Imagínense a dos japoneses conversando, y que entre un cúmulo de vocablos nipones incomprensibles para nosotros oímos decir "una ola gigante en el puerto"; nuestra sorpresa puede ser tan mayúscula como la de ellos cuando de visita en nuestro país nos oyen soltar en una conversación la palabra "tsunami". Y es que los japoneses llaman a una ola gigante en el puerto: "una ola gigante en el puerto", que en japonés se dice tsunami (tsu : puerto y nami : ola gigante); y nosotros a una ola gigante en el puerto (o en cualquier parte de la costa) la llamamos, desde hace poco (unos seis años), tsunami , o sea, también ola gigante en el puerto, pero en japonés; no sabemos si por no abusar de nuestro bello idioma o por economía fonética.
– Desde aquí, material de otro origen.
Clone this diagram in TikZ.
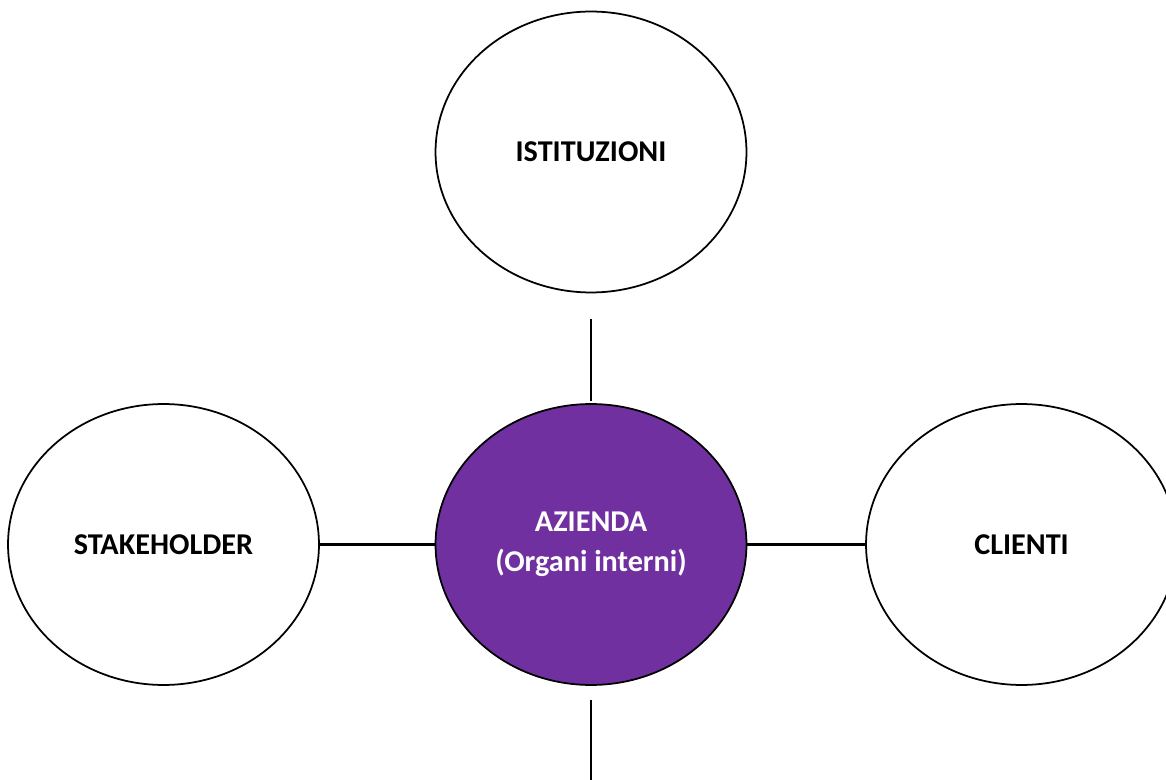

Este barbarismo innecesario ha arraigado con tanta fuerza entre nosotros que incluso nos hacer temer ahora lo que aquí nunca hemos temido en ocasiones similares a las que ahora suscitan ese peligro. Esto, por ejemplo, ocurrió hace poco en Isla Cristina, donde sus habitantes se echaron a la calle tras el último terremoto, temerosos de que se produjera un tsunami . En cualquier caso, lo que cabría esperar -dependiendo de la magnitud del seísmo y si el epicentro estaba bajo el mar- es que se produjera un maremoto, o sea, un movimiento del mar en forma de olas más o menos grandes. Si así ocurrió anteriormente, no recordamos que nadie usara la dichosa palabra japonesa.

En fin, que es aceptable incorporar a nuestra lengua un término extranjero si carecemos de uno propio para referirnos a determinada realidad, pero otra cosa es que caigamos en el papanatismo lingüístico.